For your project, You'd be hooking up 5-8 sets of LEDs to a series of outputs. You would then program these outputs to light up in the sequence you want. You can also program in the delays between each. The coding is super easy, and there's a ton of online references for that. The actual syntax may vary slightly between families and manufacturers of microcontrollers. Once you get more comfortable with it, you can wire parts of your computer into the inputs of the microcontroller and have it react to different things. Like once it's booted up, you can have the lights twinkle when the hard drive is accessed. Or when you push the eject button on the CD drive, it'll blink the lights a couple times. Or you can have the lights fade on or off instead of just coming on instantly.

There's a lot more you can do with a microcontroller than with a discrete circuit.

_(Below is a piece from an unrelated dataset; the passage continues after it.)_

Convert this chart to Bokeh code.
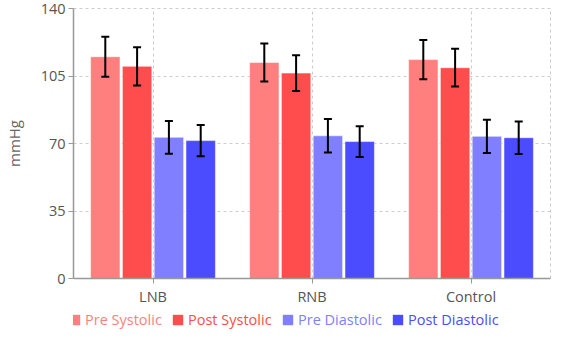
from bokeh.plotting import figure
from bokeh.models import (ColumnDataSource, FactorRange, Range1d, FixedTicker,
                          Whisker, TeeHead, Legend, LegendItem)
from bokeh.transform import dodge
from bokeh.layouts import column
from bokeh.embed import file_html
from bokeh.resources import INLINE

categories = ["LNB", "RNB", "Control"]
series = ["Pre Systolic", "Post Systolic", "Pre Diastolic", "Post Diastolic"]
pre_systolic = [115.0, 112.0, 113.5]
post_systolic = [110.0, 106.5, 109.3]
pre_diastolic = [73.2, 74.0, 73.7]
post_diastolic = [71.5, 71.0, 73.0]
pre_systolic_sd = [10.4, 9.9, 10.2]
post_systolic_sd = [9.9, 9.3, 9.8]
pre_diastolic_sd = [8.5, 8.7, 8.6]
post_diastolic_sd = [8.1, 8.0, 8.4]
y_ticks = [0, 35, 70, 105, 140]

colors = ["#FF7F7F", "#FF4C4C", "#7F7FFF", "#4C4CFF"]
offsets = [-0.3, -0.1, 0.1, 0.3]
means = [pre_systolic, post_systolic, pre_diastolic, post_diastolic]
sds = [pre_systolic_sd, post_systolic_sd, pre_diastolic_sd, post_diastolic_sd]

FONT = "Open Sans"
FS = "14.5px"

p = figure(width=554, height=308, x_range=FactorRange(factors=categories, range_padding=0),
           y_range=Range1d(0, 140), output_backend="svg", toolbar_location=None,
           min_border_left=62, min_border_right=4, min_border_top=8, min_border_bottom=28)

p.yaxis.ticker = FixedTicker(ticks=y_ticks)
p.yaxis.axis_label = "mmHg"
p.yaxis.axis_label_text_font = FONT
p.yaxis.axis_label_text_font_style = "normal"
p.yaxis.axis_label_text_font_size = "15px"
p.yaxis.axis_label_text_color = "#666666"
p.yaxis.axis_label_standoff = 14
for ax in (p.xaxis, p.yaxis):
    ax.major_label_text_font = FONT
    ax.major_label_text_font_size = FS
    ax.major_label_text_color = "#555555"
    ax.axis_line_color = "#999999"
    ax.axis_line_width = 1.5
    ax.major_tick_line_color = "#999999"
    ax.major_tick_in = 0
    ax.major_tick_out = 5
    ax.minor_tick_line_color = None
p.yaxis.major_label_standoff = 3
p.xaxis.major_label_standoff = 3

p.xgrid.grid_line_color = "#cccccc"
p.xgrid.grid_line_dash = "3 3"
p.ygrid.grid_line_color = "#cccccc"
p.ygrid.grid_line_dash = "3 3"
p.outline_line_color = "#cccccc"
p.outline_line_dash = "3 3"

# legend strip below the chart
lf = figure(width=554, height=21, x_range=FactorRange(factors=categories, range_padding=0),
            y_range=Range1d(500, 600), output_backend="svg", toolbar_location=None,
            x_axis_location=None, y_axis_location=None, min_border=0)
lf.outline_line_color = None
lf.grid.grid_line_color = None

leg_x = [-5, 98, 208, 318]
for name, vals, sd, col, off, lx in zip(series, means, sds, colors, offsets, leg_x):
    src = ColumnDataSource(dict(cat=categories, val=vals,
                                upper=[v + s for v, s in zip(vals, sd)],
                                lower=[v - s for v, s in zip(vals, sd)]))
    p.vbar(x=dodge("cat", off, range=p.x_range), top="val", width=0.185, source=src,
           fill_color=col, line_color="white", line_alpha=0.5, line_width=1)
    w = Whisker(base=dodge("cat", off, range=p.x_range), upper="upper", lower="lower",
                source=src, line_color="black", line_width=2, level="overlay",
                upper_head=TeeHead(size=8, line_color="black", line_width=2),
                lower_head=TeeHead(size=8, line_color="black", line_width=2))
    p.add_layout(w)
    lr = lf.vbar(x=dodge("cat", off, range=lf.x_range), top="val", width=0.185, source=src,
                 fill_color=col, line_color=None)
    lg = Legend(items=[LegendItem(label=name, renderers=[lr])], location=(lx, 0),
                orientation="horizontal", label_text_color=col, label_text_font=FONT,
                label_text_font_size=FS, glyph_width=13, glyph_height=13,
                label_standoff=4, padding=0, margin=0, spacing=0,
                border_line_color=None, background_fill_alpha=0)
    lf.add_layout(lg, "center")

open("out.html", "w").write(file_html(column(p, lf), INLINE))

Bare micro's in a DIP package can be had for under $5. Bare surf mount varieties I have seen on the order of 50 cents occasionally. To start, I'd definitely recommend picking up the full-blown Arduino UNO. It has all the little extra bits you'll need for plugging it in and getting it programmed. It also comes with the software to do so. Arduino has been set up to be really simple to get going with. I have one. Haven't done a lot with it, but was able to hand program some very interesting light strobe patterns in a few minutes after getting things set up. I've also had it out with 7 old floppy drives, using the steppers in the drives to make music.
post #9 of 10
Thread Starter 
thats really cool smile.gif id love to have that kind of lighting customization, ive done some programming before in Java so im sure its simpler than that. mostly i need to know how to access it for programming via the computer etc. ive seen alot of people use serial cables for projects online that ive looked at, i however dont have a serial port on my desktop, i have an old tower i could use if needed.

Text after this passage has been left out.